Jenis Deta yang umumnya dikenakan bersama busana adat oleh para pemuka adat adalah Deta Saluak Batimbo.
Sementara kalangan rakyat biasa cenderung memakai Deta Ameh atau Deta Cilien Manurun yang memiliki desain lebih sederhana dan biasanya dipakai dalam aktivitas harian.
b. Sasampiang
Ini adalah kain songket yang dikenakan di bahu dalam bentuk selendang menyilang. Maknanya adalah seorang pria harus memiliki pengetahuan dan keberanian agar dapat menjadi pemimpin yang baik.
c. Sandang
Sandang adalah kain merah yang diikatkan di pinggang dan berfungsi sebagai ikat pinggang. Penggunaannya melambangkan tali persaudaraan antar masyarakat Minang di mana pun mereka berada.
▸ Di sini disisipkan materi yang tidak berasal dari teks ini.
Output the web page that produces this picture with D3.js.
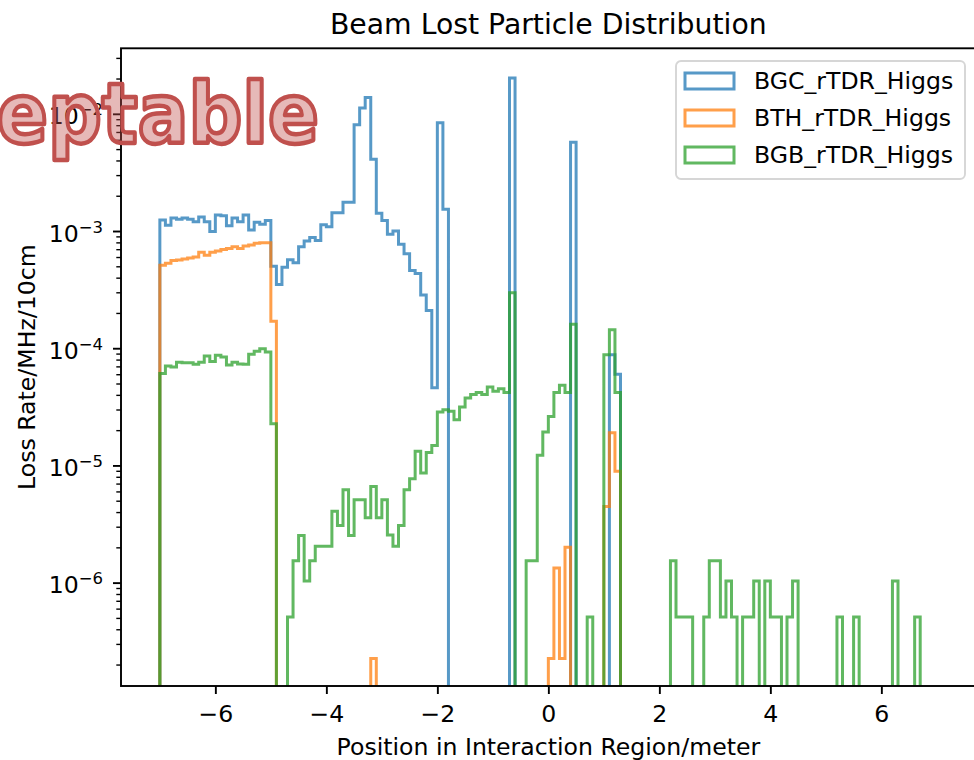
<!DOCTYPE html>
<html>
<head>
<meta charset="utf-8">
<script src="https://cdn.jsdelivr.net/npm/d3@7/dist/d3.min.js"></script>
<style>
body { margin: 0; background: #fff; }
text { font-family: "DejaVu Sans", sans-serif; }
</style>
</head>
<body>
<div id="chart"></div>
<script>
// 10 cm bins from -7 m to +7 m
var binStart = -7;
var binWidth = 0.1;
var nBins = 140;

var seriesNames = ["BGC_rTDR_Higgs", "BTH_rTDR_Higgs", "BGB_rTDR_Higgs"];
var seriesColors = ["#1f77b4", "#ff7f0e", "#2ca02c"];

var xTicks = [-6, -4, -2, 0, 2, 4, 6];
var yTicks = [1e-6, 1e-5, 1e-4, 1e-3, 1e-2];
var yTickExp = ["−6", "−5", "−4", "−3", "−2"];

// loss rate per bin, one row = 10 bins (1 m)
var bgc = [
    1.24e-3, 1.12e-3, 1.29e-3, 1.26e-3, 1.29e-3, 1.26e-3, 1.20e-3, 1.32e-3, 1.20e-3, 0.99e-3,
    1.37e-3, 1.35e-3, 1.11e-3, 1.29e-3, 1.20e-3, 1.37e-3, 1.02e-3, 1.19e-3, 1.14e-3, 1.23e-3,
    5.0e-4, 3.5e-4, 4.9e-4, 5.7e-4, 5.37e-4, 7.34e-4, 8.2e-4, 8.8e-4, 8.3e-4, 1.13e-3,
    1.09e-3, 1.43e-3, 1.43e-3, 1.76e-3, 1.76e-3, 8.05e-3, 1.12e-2, 1.38e-2, 4.1e-3, 1.42e-3,
    1.23e-3, 9.4e-4, 1.0e-3, 7.7e-4, 6.4e-4, 4.6e-4, 4.35e-4, 2.84e-4, 2.1e-4, 4.6e-5,
    8.4e-3, 1.53e-3, 0, 0, 0, 0, 0, 0, 0, 0,
    0, 0, 0, 2.02e-2, 0, 0, 0, 0, 0, 0,
    0, 0, 0, 0, 5.73e-3, 0, 0, 0, 0, 0,
    0, 8.8e-5, 6.0e-5, 0, 0, 0, 0, 0, 0, 0,
    0, 0, 0, 0, 0, 0, 0, 0, 0, 0,
    0, 0, 0, 0, 0, 0, 0, 0, 0, 0,
    0, 0, 0, 0, 0, 0, 0, 0, 0, 0,
    0, 0, 0, 0, 0, 0, 0, 0, 0, 0,
    0, 0, 0, 0, 0, 0, 0, 0, 0, 0
];

var bth = [
    5.1e-4, 5.3e-4, 5.6e-4, 5.65e-4, 5.77e-4, 5.9e-4, 6.0e-4, 6.6e-4, 6.2e-4, 6.6e-4,
    6.75e-4, 6.97e-4, 7.1e-4, 7.34e-4, 7.1e-4, 7.44e-4, 7.6e-4, 7.85e-4, 7.95e-4, 7.95e-4,
    1.7e-4, 0, 0, 0, 0, 0, 0, 0, 0, 0,
    0, 0, 0, 0, 0, 0, 0, 0, 2.25e-7, 0,
    0, 0, 0, 0, 0, 0, 0, 0, 0, 0,
    0, 0, 0, 0, 0, 0, 0, 0, 0, 0,
    0, 0, 0, 0, 0, 0, 0, 0, 0, 0,
    2.25e-7, 1.33e-6, 2.25e-7, 2.0e-6, 0, 0, 0, 0, 0, 0,
    4.47e-6, 1.9e-5, 8.9e-6, 0, 0, 0, 0, 0, 0, 0,
    0, 0, 0, 0, 0, 0, 0, 0, 0, 0,
    0, 0, 0, 0, 0, 0, 0, 0, 0, 0,
    0, 0, 0, 0, 0, 0, 0, 0, 0, 0,
    0, 0, 0, 0, 0, 0, 0, 0, 0, 0,
    0, 0, 0, 0, 0, 0, 0, 0, 0, 0
];

var bgb = [
    6.1e-5, 7.06e-5, 6.9e-5, 7.6e-5, 7.5e-5, 7.5e-5, 7.3e-5, 7.6e-5, 8.6e-5, 7.7e-5,
    8.7e-5, 8.4e-5, 7.2e-5, 7.6e-5, 7.35e-5, 7.3e-5, 8.9e-5, 9.4e-5, 9.9e-5, 9.3e-5,
    2.27e-5, 0, 0, 5.1e-7, 1.54e-6, 2.52e-6, 1.03e-6, 1.54e-6, 2.04e-6, 2.04e-6,
    2.04e-6, 4.07e-6, 3.07e-6, 6.2e-6, 2.52e-6, 5.09e-6, 5.09e-6, 3.57e-6, 6.62e-6, 3.57e-6,
    5.09e-6, 2.55e-6, 2.04e-6, 3.07e-6, 6.2e-6, 7.7e-6, 1.32e-5, 8.6e-6, 1.29e-5, 1.48e-5,
    2.85e-5, 2.99e-5, 2.9e-5, 2.45e-5, 3.15e-5, 3.76e-5, 4.02e-5, 4.2e-5, 4.02e-5, 4.67e-5,
    4.3e-5, 4.5e-5, 4.2e-5, 2.97e-4, 0, 0, 1.54e-6, 1.54e-6, 1.22e-5, 1.93e-5,
    2.62e-5, 4.2e-5, 4.83e-5, 4.2e-5, 1.6e-4, 0, 0, 5.1e-7, 0, 0,
    8.8e-5, 1.44e-4, 4.2e-5, 0, 0, 0, 0, 0, 0, 0,
    0, 0, 1.54e-6, 5.1e-7, 5.1e-7, 5.1e-7, 0, 0, 5.1e-7, 1.54e-6,
    1.54e-6, 5.1e-7, 1.03e-6, 5.1e-7, 0, 5.1e-7, 5.1e-7, 1.03e-6, 0, 1.03e-6,
    5.1e-7, 5.1e-7, 0, 5.1e-7, 1.03e-6, 0, 0, 0, 0, 0,
    0, 0, 5.1e-7, 0, 0, 5.1e-7, 0, 0, 0, 0,
    0, 0, 1.03e-6, 0, 0, 0, 5.1e-7, 0, 0, 0
];

var allSeries = [bgc, bth, bgb];

var width = 974;
var height = 760;
var plotLeft = 121, plotRight = 975.7, plotTop = 48.3, plotBottom = 686;
var fontSize = 23.6;

var x = d3.scaleLinear()
    .domain([-7.7, 7.7])
    .range([plotLeft, plotRight]);

var y = d3.scaleLog()
    .domain([Math.pow(10, -6.882), Math.pow(10, -1.441)])
    .range([plotBottom, plotTop]);

var svg = d3.select('#chart')
    .append('svg')
    .attr('width', width)
    .attr('height', height)
    .style('display', 'block');

svg.append('rect')
    .attr('width', width)
    .attr('height', height)
    .attr('fill', '#fff');

svg.append('clipPath')
    .attr('id', 'plotclip')
    .append('rect')
    .attr('x', plotLeft)
    .attr('y', plotTop)
    .attr('width', plotRight - plotLeft)
    .attr('height', plotBottom - plotTop);

// step outline of a histogram, zero bins drop below the axis
function stepPoints(values) {
    var low = plotBottom + 10;
    var pts = [[x(binStart), low]];
    values.forEach(function (v, i) {
        var x0 = binStart + i * binWidth;
        var yy = v > 0 ? y(v) : low;
        pts.push([x(x0), yy]);
        pts.push([x(x0 + binWidth), yy]);
    });
    pts.push([x(binStart + nBins * binWidth), low]);
    return pts;
}

var line = d3.line();

svg.append('g')
    .attr('clip-path', 'url(#plotclip)')
    .selectAll('path')
    .data(allSeries)
    .enter()
    .append('path')
    .attr('d', function (d) { return line(stepPoints(d)); })
    .attr('fill', 'none')
    .attr('stroke', function (d, i) { return seriesColors[i]; })
    .attr('stroke-opacity', 0.75)
    .attr('stroke-width', 3)
    .attr('stroke-linejoin', 'miter');

// x axis
var xAxis = d3.axisBottom(x)
    .tickValues(xTicks)
    .tickSize(8)
    .tickPadding(11)
    .tickFormat(function (d) { return d < 0 ? '−' + Math.abs(d) : d; });

var gx = svg.append('g')
    .attr('transform', 'translate(0,' + plotBottom + ')')
    .call(xAxis);
gx.select('.domain').remove();
gx.selectAll('line').attr('stroke', '#000').attr('stroke-width', 1.9);
gx.selectAll('text').attr('font-size', fontSize).attr('font-family', 'DejaVu Sans').attr('fill', '#000');

// y axis, minor ticks first
var minorTicks = [];
for (var e = -7; e <= -2; e++) {
    for (var m = 2; m <= 9; m++) {
        var v = m * Math.pow(10, e);
        if (v >= y.domain()[0] && v <= y.domain()[1]) minorTicks.push(v);
    }
}

var gyMinor = svg.append('g')
    .attr('transform', 'translate(' + plotLeft + ',0)')
    .call(d3.axisLeft(y).tickValues(minorTicks).tickSize(4.7).tickFormat(''));
gyMinor.select('.domain').remove();
gyMinor.selectAll('line').attr('stroke', '#000').attr('stroke-width', 1.4);

var gy = svg.append('g')
    .attr('transform', 'translate(' + plotLeft + ',0)')
    .call(d3.axisLeft(y).tickValues(yTicks).tickSize(8).tickPadding(10));
gy.select('.domain').remove();
gy.selectAll('line').attr('stroke', '#000').attr('stroke-width', 1.9);
gy.selectAll('text')
    .attr('font-size', fontSize)
    .attr('font-family', 'DejaVu Sans')
    .attr('fill', '#000')
    .attr('dy', 10)
    .text(null)
    .each(function (d, i) {
        var t = d3.select(this);
        t.append('tspan').text('10');
        t.append('tspan')
            .attr('font-size', 16.5)
            .attr('dy', -9)
            .text(yTickExp[i]);
    });

// spines
svg.append('rect')
    .attr('x', plotLeft)
    .attr('y', plotTop)
    .attr('width', plotRight - plotLeft)
    .attr('height', plotBottom - plotTop)
    .attr('fill', 'none')
    .attr('stroke', '#000')
    .attr('stroke-width', 1.9);

// labels
svg.append('text')
    .attr('x', (plotLeft + plotRight) / 2)
    .attr('y', 34)
    .attr('text-anchor', 'middle')
    .attr('font-size', 28.3)
    .attr('fill', '#000')
    .text('Beam Lost Particle Distribution');

svg.append('text')
    .attr('x', (plotLeft + plotRight) / 2)
    .attr('y', 755)
    .attr('text-anchor', 'middle')
    .attr('font-size', fontSize)
    .attr('fill', '#000')
    .text('Position in Interaction Region/meter');

svg.append('text')
    .attr('transform', 'translate(35,' + ((plotTop + plotBottom) / 2) + ') rotate(-90)')
    .attr('text-anchor', 'middle')
    .attr('font-size', fontSize)
    .attr('fill', '#000')
    .text('Loss Rate/MHz/10cm');

// legend
var legendG = svg.append('g')
    .attr('transform', 'translate(676,61)');

legendG.append('rect')
    .attr('width', 289)
    .attr('height', 118)
    .attr('rx', 5)
    .attr('fill', '#fff')
    .attr('fill-opacity', 0.8)
    .attr('stroke', '#d6d6d6')
    .attr('stroke-width', 1.9);

var legendItem = legendG.selectAll('.legend')
    .data(seriesNames)
    .enter()
    .append('g')
    .attr('class', 'legend')
    .attr('transform', function (d, i) {
        return 'translate(0,' + (i * 37) + ')';
    });

legendItem.append('rect')
    .attr('x', 9)
    .attr('y', 12)
    .attr('width', 49)
    .attr('height', 16)
    .attr('fill', 'none')
    .attr('stroke', function (d, i) { return seriesColors[i]; })
    .attr('stroke-opacity', 0.75)
    .attr('stroke-width', 3);

legendItem.append('text')
    .attr('x', 78)
    .attr('y', 28)
    .attr('font-size', fontSize)
    .attr('fill', '#000')
    .text(function (d) { return d; });

// stamp over the top left corner
svg.append('text')
    .attr('x', -3)
    .attr('y', 143)
    .attr('font-family', '"Open Sans", sans-serif')
    .attr('font-weight', 700)
    .attr('font-size', 84)
    .attr('textLength', 322)
    .attr('lengthAdjust', 'spacingAndGlyphs')
    .attr('fill', '#c0504d')
    .attr('fill-opacity', 0.4)
    .attr('stroke', '#c0504d')
    .attr('stroke-width', 4.5)
    .attr('stroke-linejoin', 'round')
    .text('eptable');
</script>
</body>
</html>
Warna merah pada sandang mencerminkan kepatuhan terhadap nilai-nilai dan aturan adat yang berlaku.
d. Cawek
Cawek merupakan celana longgar yang digunakan oleh pria. Untuk pemakaian yang lengkap, cawek selalu dikenakan bersamaan dengan sandang.
e. Tungkek
Tongkat ini dibawa di tangan kanan dan menjadi simbol dari tanggung jawab serta amanah yang harus dijalankan oleh pemakainya.
f. Keris
Keris sebagai senjata tradisional menjadi bagian dari busana ini. Ia merepresentasikan sikap sabar, tidak mudah marah, berpikir rasional, dan mengutamakan kepentingan bersama. Cara pemakaiannya adalah dengan menyelipkan keris di pinggang.
Sebagai penutup, pakaian adat Sumatera Barat mencerminkan filosofi hidup, identitas budaya, serta nilai luhur yang dijunjung tinggi oleh masyarakat Minangkabau dari generasi ke generasi.